By Daniel Stroe – Bucharest
Romania has failed to privatize CFR Marfa, the state owned rail freight transport company, after the winner in a controversial bid four months ago failed to produce the money within the deadline, leaving politicians trading barbs over the responsibility of another failure in selling state debt-ridden companies.
CFR Marfa was sold in summer to Grup Feroviar Roman (GFR) held by Gruia Stoica who had to pay 170 million Euros for 51 per cent stake until yesterday, in a hasty privatization under the terms of an agreement with the International Monetary Fund. The deadline was 60 days since the Government published the privatization decision in the official gazette.
In return, the Ministry of Transport warned it is now seeking to keep the 10 million Euros guarantee GFR deposited when the tender started. In his part, Gruia Stoica argued the acquisition failed because the Ministry of Transport did not meet the condition of turning the company’s debts into stakes, even though the ministry refuted this.
Also, he said, CFR Marfa’s creditor banks did not approve the change in the company’s shareholder structure while the state competition watchdog failed to issue a ruling in time. But the Ministry of Transport underlined the state competition watchdog didn’t have its say because Gruia Stoica filed the application too late.
The privatization of CFR Marfa was wrapped in controversy from the very beginning, the Romanian government facing accusations brought by two bidding foreign companies which withdrew from the process. OmniTRAX, the largest private rail operator in Northern American, and the joint venture between the Romanian Transferoviar Grup and the Austrian Donau Finanz GMBH & Co KG both drop out of the race complaining about the lack of transparency of the privatization process and insufficient time to fully prepare the bidding file. Thus, GFR was the only company left in the competition. Many analysts accuses that, for political reasons, the privatization process was well steered so that GFR crosses the finish line alone.
The Romanian President Traian Basescu has constantly voiced distrust about the privatization and warned late September Gruia Stoica doesn’t have the money and therefore is looking for tricks to buy time. He reminded the Romanian Government led by his rival Victor Ponta was supposed to look for a strategic investor, with a strong financial base which can support subsequent investments, in its quest to privatize CFR Marfa.
Romanian PM suggested the privatization failed because state officials feared possible repercussions from the National Anti-Corruption Department (DNA), an institution which he claims is controlled by Basescu and therefore used a means of pressure. But Basescu replied that as long as a state official did not break the law there is no reason he or she fears DNA.

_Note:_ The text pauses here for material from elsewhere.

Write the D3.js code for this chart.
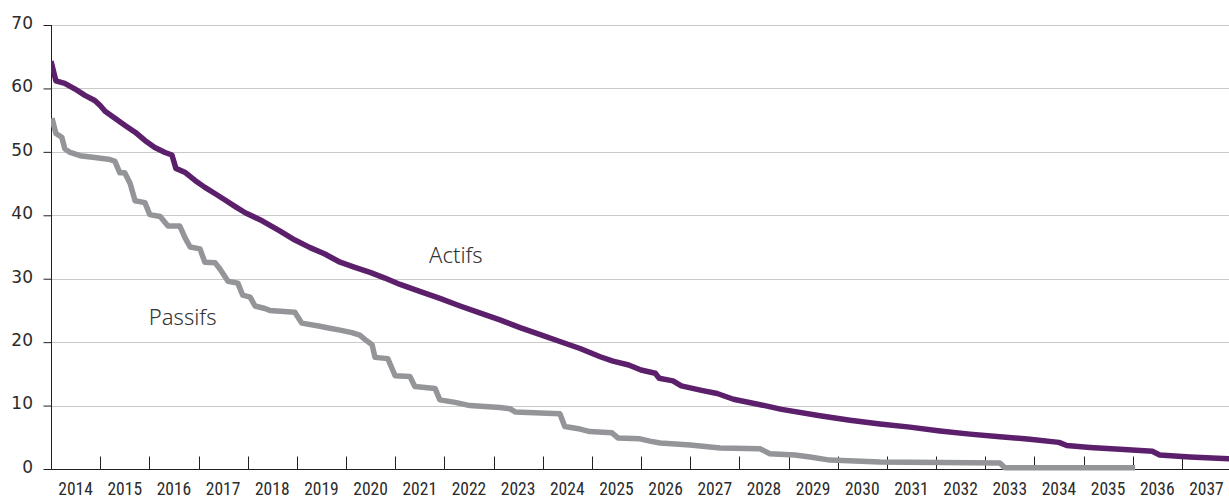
<!DOCTYPE html>
<html>
<head>
<meta charset="utf-8">
<script src="https://cdn.jsdelivr.net/npm/d3@7"></script>
<style>
  html, body { margin: 0; padding: 0; background: #fff; }
  svg { display: block; }
</style>
</head>
<body>
<svg id="chart" width="1229" height="497"></svg>
<script>
// ---- data ----
const years = d3.range(2014, 2038);
const yTicks = [0, 10, 20, 30, 40, 50, 60, 70];

const actifsT = [2014.00, 2014.10, 2014.28, 2014.49, 2014.69, 2014.89, 2015.00, 2015.10, 2015.30, 2015.50,
  2015.71, 2015.91, 2016.11, 2016.32, 2016.46, 2016.54, 2016.72, 2016.93, 2017.13, 2017.34,
  2017.54, 2017.74, 2017.95, 2018.25, 2018.66, 2018.96, 2019.27, 2019.57, 2019.88, 2020.18,
  2020.49, 2020.79, 2021.10, 2021.50, 2021.91, 2022.32, 2022.72, 2023.13, 2023.54, 2023.95,
  2024.35, 2024.76, 2025.17, 2025.43, 2025.75, 2026.00, 2026.29, 2026.37, 2026.65, 2026.82,
  2027.23, 2027.55, 2027.88, 2028.45, 2028.86, 2029.64, 2030.25, 2030.86, 2031.47, 2032.08,
  2032.69, 2033.30, 2033.91, 2034.50, 2034.66, 2035.13, 2035.74, 2036.40, 2036.55, 2037.16, 2038.00];
const actifsV = [64.3, 61.2, 60.8, 59.9, 58.9, 58.1, 57.3, 56.4, 55.3, 54.2,
  53.1, 51.8, 50.7, 49.9, 49.5, 47.4, 46.8, 45.5, 44.4, 43.4,
  42.4, 41.4, 40.4, 39.3, 37.5, 36.1, 34.9, 33.9, 32.6, 31.8,
  31.0, 30.1, 29.1, 28.0, 26.9, 25.7, 24.6, 23.5, 22.3, 21.2,
  20.1, 19.0, 17.7, 17.0, 16.4, 15.6, 15.1, 14.3, 13.9, 13.1,
  12.4, 11.9, 11.0, 10.1, 9.4, 8.4, 7.7, 7.1, 6.6, 6.0,
  5.5, 5.1, 4.7, 4.2, 3.7, 3.4, 3.1, 2.8, 2.2, 1.9, 1.6];

const passifsT = [2014.02, 2014.10, 2014.22, 2014.28, 2014.39, 2014.59, 2014.89, 2015.20, 2015.30, 2015.40,
  2015.50, 2015.61, 2015.71, 2015.91, 2016.01, 2016.22, 2016.38, 2016.62, 2016.73, 2016.83,
  2017.03, 2017.13, 2017.34, 2017.44, 2017.60, 2017.80, 2017.90, 2018.05, 2018.15, 2018.35,
  2018.45, 2018.96, 2019.10, 2019.47, 2019.67, 2019.88, 2020.12, 2020.28, 2020.39, 2020.53,
  2020.59, 2020.85, 2021.00, 2021.30, 2021.40, 2021.81, 2021.91, 2022.22, 2022.52, 2023.13,
  2023.33, 2023.44, 2024.35, 2024.45, 2024.76, 2024.96, 2025.41, 2025.53, 2025.98, 2026.18,
  2026.39, 2027.00, 2027.61, 2028.42, 2028.62, 2029.13, 2029.44, 2029.84, 2030.86, 2033.30,
  2033.40, 2036.05];
const passifsV = [55.3, 52.9, 52.3, 50.5, 49.9, 49.4, 49.1, 48.8, 48.5, 46.7,
  46.7, 45.0, 42.3, 42.0, 40.1, 39.8, 38.3, 38.3, 36.4, 35.0,
  34.7, 32.6, 32.5, 31.5, 29.6, 29.3, 27.4, 27.1, 25.7, 25.3,
  25.0, 24.7, 23.0, 22.5, 22.2, 21.9, 21.5, 21.1, 20.4, 19.6,
  17.6, 17.4, 14.7, 14.6, 13.0, 12.7, 10.9, 10.5, 10.0, 9.7,
  9.5, 9.0, 8.7, 6.7, 6.3, 5.9, 5.7, 4.9, 4.75, 4.4,
  4.1, 3.8, 3.3, 3.2, 2.4, 2.2, 1.9, 1.4, 1.1, 0.95,
  0.2, 0.2];

const seriesLabels = [
  { name: "Actifs", t: 2021.69, v: 32.5 },
  { name: "Passifs", t: 2015.99, v: 22.7 }
];

// ---- drawing ----
const svg = d3.select("#chart");
const x = d3.scaleLinear().domain([2014, 2038]).range([51, 1231]);
const y = d3.scaleLinear().domain([0, 70]).range([469, 25]);
const textColor = "#2b2b2b";

// grid lines
svg.append("g").selectAll("line").data(yTicks.filter(d => d > 0)).join("line")
  .attr("x1", 51).attr("x2", 1229)
  .attr("y1", d => Math.round(y(d)) + 0.5).attr("y2", d => Math.round(y(d)) + 0.5)
  .attr("stroke", "#c9c9c9").attr("stroke-width", 1);

// y axis
const yAxis = svg.append("g").attr("transform", "translate(51.5,0)")
  .call(d3.axisLeft(y).tickValues(yTicks).tickSize(8).tickPadding(10.5).tickFormat(d3.format("d")));
yAxis.select(".domain").attr("d", `M0,${y(70)}V${y(0)}`).attr("stroke", "#231f20");
yAxis.selectAll(".tick line").attr("stroke", "#231f20");
yAxis.selectAll(".tick text")
  .attr("fill", textColor).style("font-family", "'DejaVu Sans', sans-serif").style("font-size", "17px")
  .attr("dy", "0.2em");

// x axis (ticks at year boundaries, labels centered in year)
const xAxis = svg.append("g").attr("transform", `translate(0,${Math.round(y(0)) + 0.5})`);
xAxis.append("line").attr("x1", 45).attr("x2", 1229).attr("stroke", "#231f20");
xAxis.selectAll("line.tk").data(years.slice(1)).join("line").attr("class", "tk")
  .attr("x1", d => Math.round(x(d)) + 0.5).attr("x2", d => Math.round(x(d)) + 0.5)
  .attr("y1", 0).attr("y2", -13).attr("stroke", "#231f20");
xAxis.selectAll("text").data(years).join("text")
  .attr("x", d => x(d + 0.5)).attr("y", 25)
  .attr("text-anchor", "middle")
  .attr("fill", textColor)
  .style("font-family", "'Liberation Sans Narrow', 'Roboto Condensed', Roboto, sans-serif")
  .style("font-size", "17.5px")
  .text(d => d);

// lines
const line = d3.line().x(d => x(d[0])).y(d => y(d[1]));
svg.append("clipPath").attr("id", "clip").append("rect")
  .attr("x", 51).attr("y", 0).attr("width", 1178).attr("height", 497);

svg.append("path").datum(d3.zip(passifsT, passifsV))
  .attr("clip-path", "url(#clip)")
  .attr("d", line).attr("fill", "none")
  .attr("stroke", "#939598").attr("stroke-width", 5.5).attr("stroke-linejoin", "round");
svg.append("path").datum(d3.zip(actifsT, actifsV))
  .attr("clip-path", "url(#clip)")
  .attr("d", line).attr("fill", "none")
  .attr("stroke", "#5c1f6b").attr("stroke-width", 5.5).attr("stroke-linejoin", "round");

// series labels
svg.selectAll("text.lbl").data(seriesLabels).join("text").attr("class", "lbl")
  .attr("x", d => x(d.t)).attr("y", d => y(d.v))
  .attr("text-anchor", "start")
  .attr("fill", "#333")
  .style("font-family", "'Noto Sans', sans-serif").style("font-size", "22px").style("font-weight", 300)
  .text(d => d.name);
</script>
</body>
</html>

This is the second failed privatization since the Ponta coalition government was installed last spring. Selling CFR Marfa and Oltchim, both botched transactions in the end, was an obligation under the deal with the IMF which puts the government in Bucharest in a weak spot in relation to the international creditor and shows it cannot assume full responsibility for such actions. And certainly this doesn’t bode well for another important privatization scheduled for next year, namely Electrica SA, the state power distribution company.